Monday, January 26, 2009

3. Fire Will Freeze by Margaret Millar

Fire Will Freeze pictureI added Margaret Millar's name to the little piece of paper I keep in my wallet with books and authors I'm searching for thanks to this favourable review of The Iron Gates in Vintage Hardboiled Reads. It was the Iron Gates that I was specifically looking for because it takes place in Vancouver. But I was equally happy to find Fire Will Freeze, with the front cover blurb "Stranded in an eerie, isolated château in Québec, a most unusual heroine encounters unexpected romance... and a murderer."

This is one of the first books in a while that grabbed me from the first few pages. I'm a lazy-minded person and often have to force myself to concentrate on a novel for a while before I get into it. Fire Will Freeze takes place in the early '40s on a bus heading north to a ski lodge. The "action" is all in the passengers' heads, particularly one very nosy old maid (of 35!) as she eavesdrops on the people around her. Her inner dialogue is so sharp, critical and lively. Right away, there are all these little conflicts and attitudes going on around her (and you the reader) that suck you right in. It's surprisingly frank about sex as well. If not for the clothes and certain turns of phrase, the desires and suppositions that go on in people's heads could easily take place today. I guess because most of our depictions of this period is from the movies, restricted as they were by the Hayes code, we have an exaggeratedly chaste vision of that time.

Nobody on the bus really seems all that happy to be going to the ski lodge. On top of it, there is a blizzard and they are an hour late. There is a lot of grumbling that gets worse when the driver stops the bus to re-attach a chain and then doesn't come back. After a lot of in-fighting and mishaps, the group finally makes it to a must old lodge, housing only a crazy lady and her stern nurse. They are not very welcoming and things get weird fast. Cats are murdered, people disappear, are not what they seem. It's all so crazy that I had trouble believing any of it could make sense, but it all actually does (though I defy any reader to even get a rough grasp on the mystery before the first two-thirds are done). There are a lot of characters to keep track of. I would have liked one of those diagrams like they had on the old Key mystery pulp paperbacks. But it's still fun as their true natures are slowly revealed and you definitely want to find out what's behind the mystery.

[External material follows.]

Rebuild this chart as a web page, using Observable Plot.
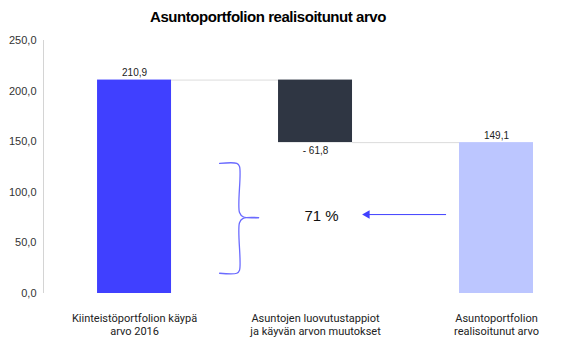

The aforementioned old maid is ostensibly the heroine of the story, as the majority of the book is seen from her perspective and she is the most competent and honest of the bunch. But even she isn't all that impressive so you can imagine how the rest appear. There is the rich, fat, lazy old lady and her drunken, weak-minded poet protégé. The spoiled brat. The slutty dancer who refuses to take responsibility. The feckless tycoon father and his headstrong daughter (who is portrayed as quite competent, but completely unsympathetic, almost sociopathic). Her portrayal of the characters is as critical and removed and possibly more scathing than those of John Christopher. The set-up itself, though in a North American context, reminded a lot of Christopher: put a bunch of people in a mysterious, stressful situation so you can expose their weakness of character. Millar does this well and though her observations are perhaps more abrupt and cutting, she seems to love their foibles rather than weary in quiet despair as Christopher does.

It's an imperfect book because the mystery and the personalities compete for your attention in the middle of the book. It loses some of its momentum and focus because of this. It is lively and entertaining nonetheless. The characters are rich and intriguing and some pretty good shocks go down. You can tell that Millar is a tough, critical-thinking person who didn't pull any punches. I want that from my mystery atuhors. Her books today appear hard to find and she will definitely be on my list.

She is actually quite well known to mystery fans as one half of one of the more successful mystery writer couples, the other half being Ross Macdonald. There is a great article here about their lives and careers together. In some ways, she was more succesful as a writer, but the endurance of Travis McGee has kept his name around longer than hers.

3 comments:

meezly said...

I was gonna put this on my 'to read' list, but then I got to the part about cats getting murdered. now I'm not so sure!

OlmanFeelyus said...

Yes, it's a bit rough. As I said, she doesn't pull any punches. On the other hand, it's not excessively cruel or sadistic either.

Buzby said...

I like the new look of your blog! Now that you are in your forties it's time for a change.

This book sounds cool. I will search for the one based in Vancouver.